Stephen Roche confessed that the only time he cried after a race was being nipped by Moreno Argentine in the 1987 Liege-Bastogne-Liege when he thought he was going to win it. Coppi sobbed after losing the 1956 Lombardy to Magni. Louison Bobet gave a tearful interview in his hotel room after a close loss in the 1952 Flanders due to a puncture.
Cossins cites a case of suspected tears from Van Looy after winning the 1962 Paris-Roubaix, his second. It meant a lot to him, and it appeared as if he was in tears as he finished. He was an arch-stoic, and refused to admit to the tears. Many thought otherwise, as he was unusually talkative with the press afterwards, "underlining the height of his emotions."
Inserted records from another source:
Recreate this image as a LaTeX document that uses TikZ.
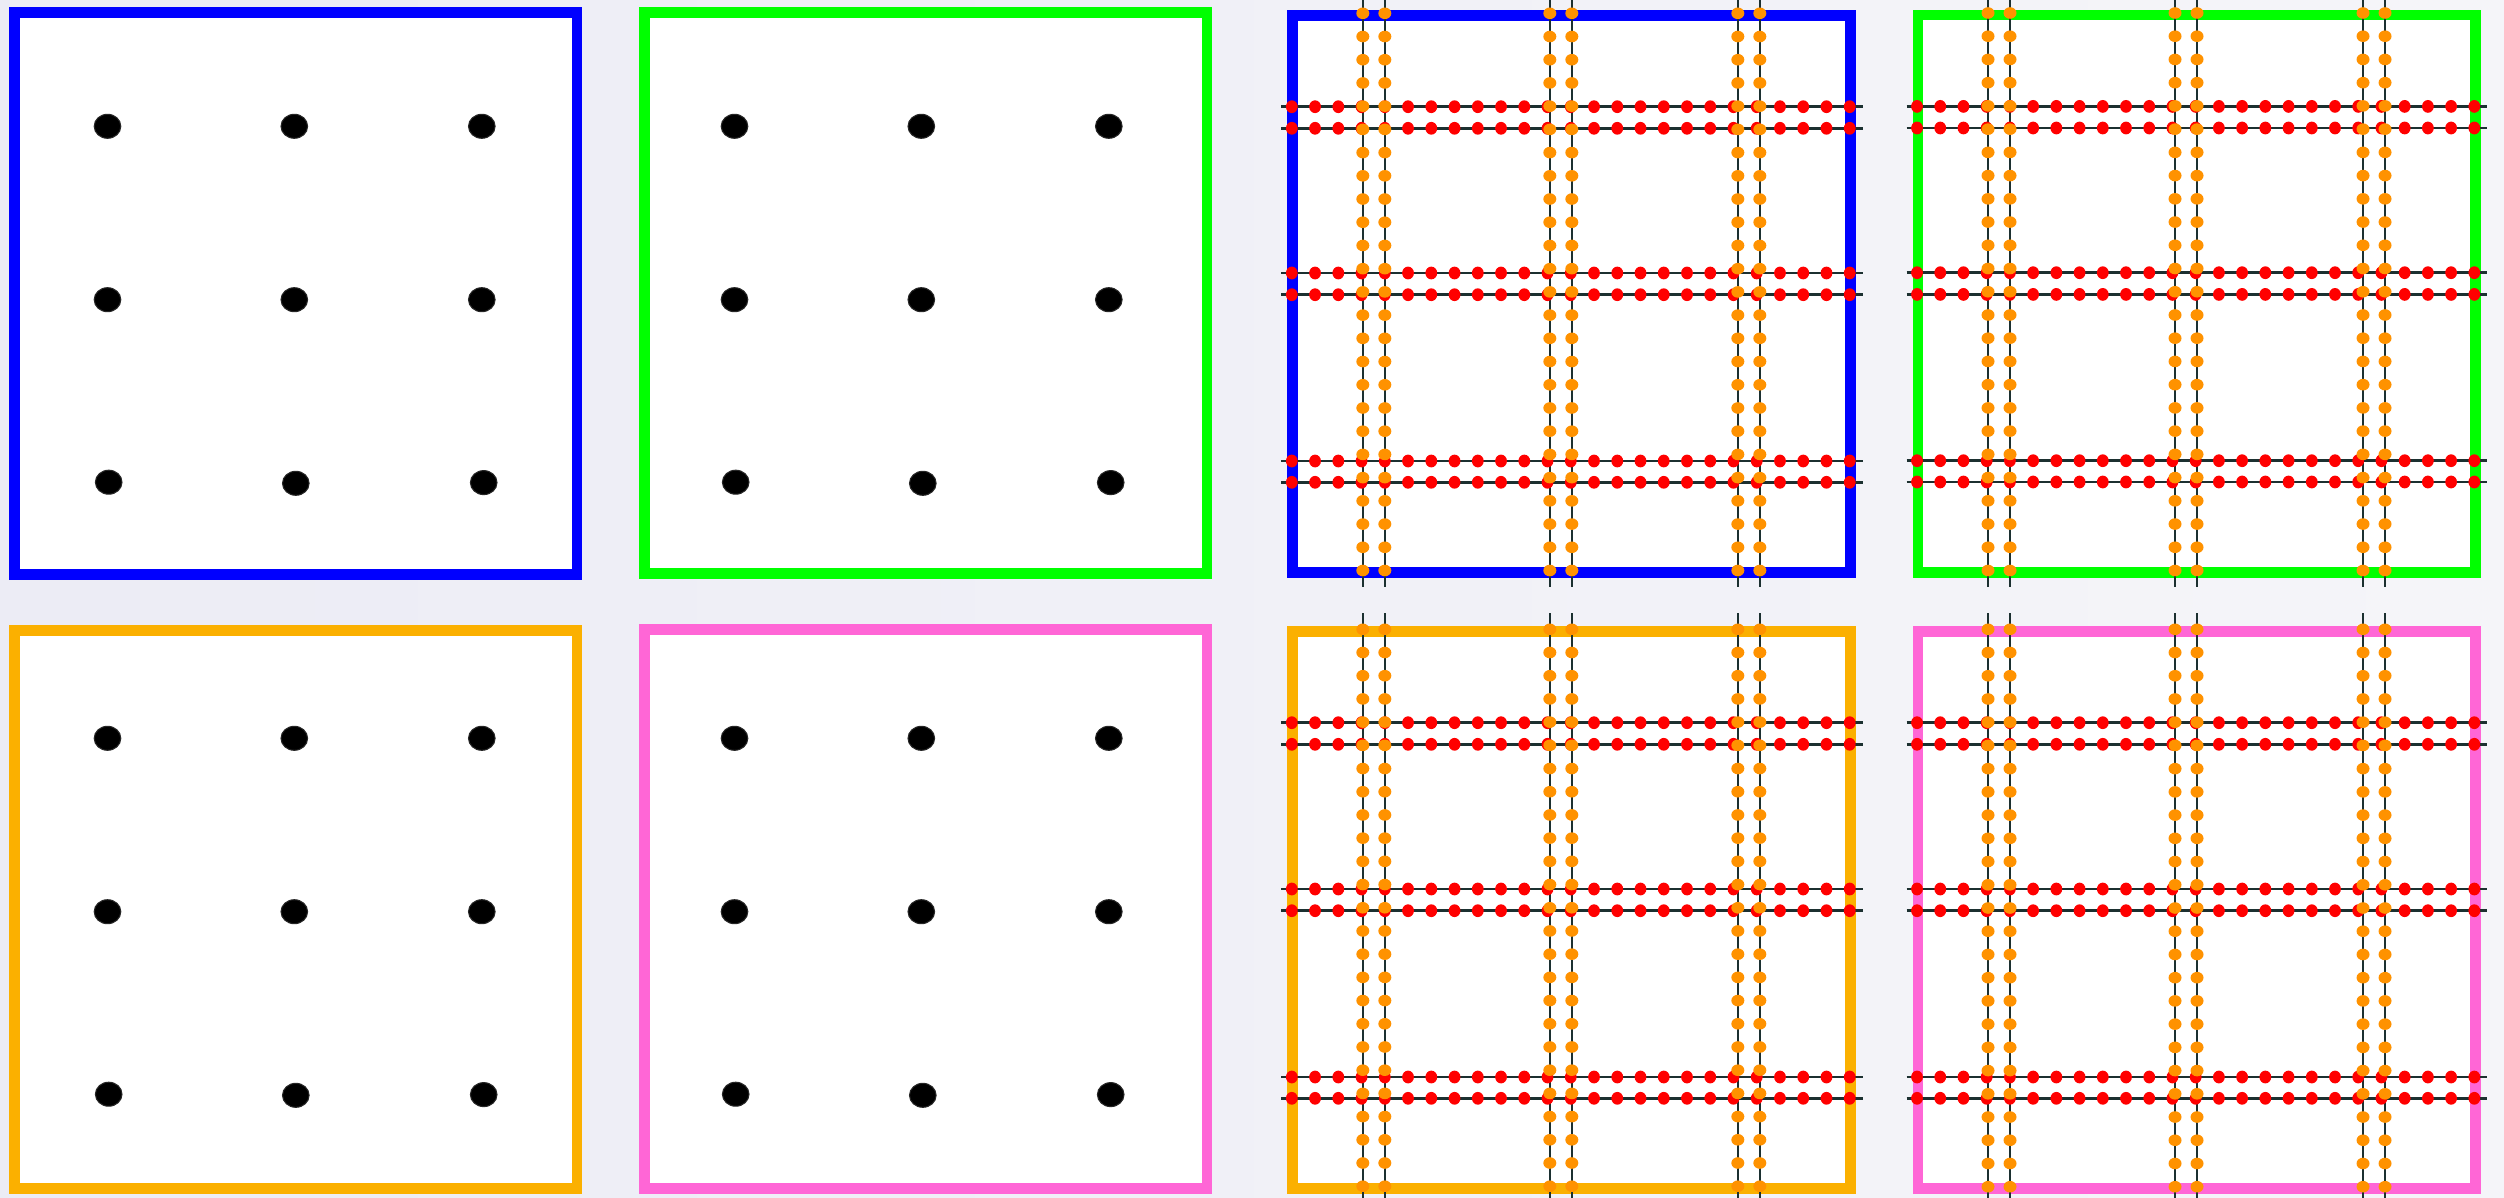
\documentclass[tikz,border=0pt]{standalone}
\definecolor{bgl}{RGB}{236,236,245}
\definecolor{bgr}{RGB}{245,245,249}
\definecolor{bblue}{RGB}{0,0,255}
\definecolor{bgreen}{RGB}{0,255,0}
\definecolor{bamber}{RGB}{251,176,0}
\definecolor{bpink}{RGB}{255,102,214}
\definecolor{dorange}{RGB}{255,146,0}
\definecolor{dred}{RGB}{255,0,0}
\definecolor{gline}{RGB}{28,48,48}
\tikzset{
  frame/.style={line width=3.1pt,fill=white},
  gridline/.style={draw=gline,line width=0.72pt},
  blackdot/.style={fill=black,draw=black!85,line width=0.3pt},
  reddot/.style={fill=dred},
  orangedot/.style={fill=dorange}
}
% plain box with 3x3 black dots: L T R B colour dx dy
\newcommand\mydotbox[7]{%
  \draw[frame,draw=#5] (#1,#2) rectangle (#3,#4);
  \foreach \px/\py in {107.5/126.3,294.3/126.3,481.8/126.3,
                       107.5/299.7,294.3/299.7,481.8/299.7,
                       108.7/482.2,295.8/483.3,483.7/482.6}{
    \path[blackdot] ({\px+#6},{\py+#7}) ellipse [x radius=13.3,y radius=12];
  }%
}
% box with doubled grid lines and dots: L T R B colour
\newcommand\mygridbox[5]{%
  \draw[frame,draw=#5] (#1,#2) rectangle (#3,#4);
  \foreach \o in {70,92,257,279,445,467}{
    \draw[gridline] ({#1+\o},{#2-18}) -- ({#1+\o},{#4+14});
  }
  \foreach \o in {91.4,113,257.7,279.4,445.7,467}{
    \draw[gridline] ({#1-11.5},{#2+\o}) -- ({#3+11.8},{#2+\o});
  }
  \foreach \o in {91.4,113,257.7,279.4,445.7,467}{
    \foreach \i in {0,...,24}{
      \path[reddot] ({#1-1+\i*(#3-#1)/24},{#2+\o}) ellipse [x radius=5.9,y radius=6.4];
    }
  }
  \foreach \o in {70,92,257,279,445,467}{
    \foreach \i in {0,...,24}{
      \path[orangedot] ({#1+\o},{#2-2+\i*(#4-#2)/24}) ellipse [x radius=6.5,y radius=5.8];
    }
  }%
}
\begin{document}
\begin{tikzpicture}[x=0.01cm,y=-0.01cm]
  \useasboundingbox (0,0) rectangle (2504,1197);
  \shade[left color=bgl,right color=bgr] (0,0) rectangle (2504,1197);
  % left half: plain boxes
  \mydotbox{14.2}{12.2}{577}{574.6}{bblue}{0}{0}
  \mydotbox{644.3}{12.5}{1207}{573.3}{bgreen}{627}{0}
  \mydotbox{14.2}{630.5}{577}{1188.5}{bamber}{0}{612}
  \mydotbox{644.3}{629.3}{1207}{1188.5}{bpink}{627}{612}
  % right half: gridded boxes
  \mygridbox{1292.8}{15.3}{1850.7}{572.5}{bblue}
  \mygridbox{1918}{15}{2475.3}{572.5}{bgreen}
  \mygridbox{1292.8}{631.3}{1850.7}{1188.2}{bamber}
  \mygridbox{1918}{631.3}{2475.3}{1188.7}{bpink}
\end{tikzpicture}
\end{document}
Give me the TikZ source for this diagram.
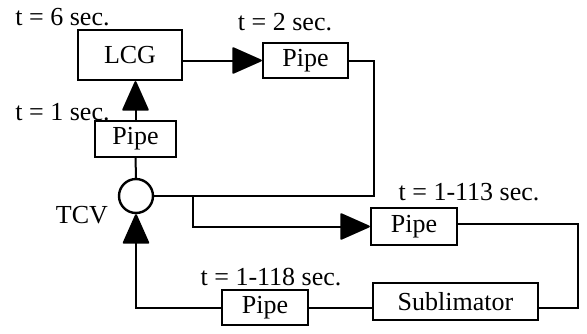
\documentclass[tikz,border=0pt]{standalone}
\usepackage{fontspec}
\setmainfont{Liberation Serif}
\usetikzlibrary{arrows.meta,positioning}
\tikzset{
  box/.style={draw, line width=2.4pt, minimum height=35pt, inner sep=0pt, align=center},
  valve/.style={draw, circle, line width=2.4pt, minimum size=34pt, inner sep=0pt},
  lbl/.style={inner sep=0pt},
  pipeline/.style={line width=2pt},
  flow/.style={pipeline, -{Triangle[length=31pt, width=27pt, round]}}
}
\begin{document}
\begin{tikzpicture}[x=1pt, y=-1pt, font=\fontsize{26}{30}\selectfont]
  \useasboundingbox (0,0) rectangle (587,333);

  \node[box, minimum width=104pt, minimum height=50pt] (lcg) at (130,55) {LCG};
  \node[box, minimum width=85pt] (pipetop) at (305.5,60.5) {Pipe};
  \node[box, minimum width=81pt, minimum height=36pt] (pipeleft) at (135.5,139) {Pipe};
  \node[valve] (tcv) at (136,196) {};
  \node[box, minimum width=86pt, minimum height=37pt] (piperight) at (414,226.5) {Pipe};
  \node[box, minimum width=165pt, minimum height=37pt] (subl) at (455.5,301.5) {Sublimator};
  \node[box, minimum width=86pt] (pipebottom) at (265,307.5) {Pipe};

  \node[lbl] (tsix) at (62.5,17) {t = 6 sec.};
  \node[lbl] (ttwo) at (285,22) {t = 2 sec.};
  \node[lbl] (tone) at (62.5,112) {t = 1 sec.};
  \node[lbl] (tcvname) at (82,215) {TCV};
  \node[lbl] (tupper) at (469,192) {t = 1-113 sec.};
  \node[lbl] (tlower) at (271,277) {t = 1-118 sec.};

  \coordinate (split) at (193,196);
  \coordinate (rturn) at (578,224);

  \draw[pipeline] (tcv) -- (pipeleft);
  \draw[flow] (pipeleft.north) -- (pipeleft.north |- lcg.south);
  \draw[flow] (lcg.east |- pipetop.west) -- (pipetop.west);
  \draw[pipeline] (pipetop.east) -- ++(25,0) |- (tcv.east);
  \draw[flow] (split) |- (piperight.west);
  \draw[pipeline] (piperight.east |- rturn) -- (rturn) |- ([yshift=-6pt]subl.east);
  \draw[pipeline] (subl.west |- pipebottom.west) -- (pipebottom.east);
  \draw[flow] (pipebottom.west) -| (tcv.south);
\end{tikzpicture}
\end{document}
Cossins fully recognizes the significance of tears, not only as an indicator of grief and exaltation, but also the depth of one's emotional investment. He recounted the tears of Frank Vandenbrouke as a five-year old. He didn't cry when a rally car crashed into him and broke his leg. But when a doctor took a pair of scissors to his cycling shorts, he burst into tears, distraught that he was about to lose the treasured emblem that identified him as a cyclist. The anecdote didn't have much to do with the Monuments, but it had everything to do with the stature of cycling on the other side of the pond, and that shines brightly from start to finish as the underlying thrust of the book.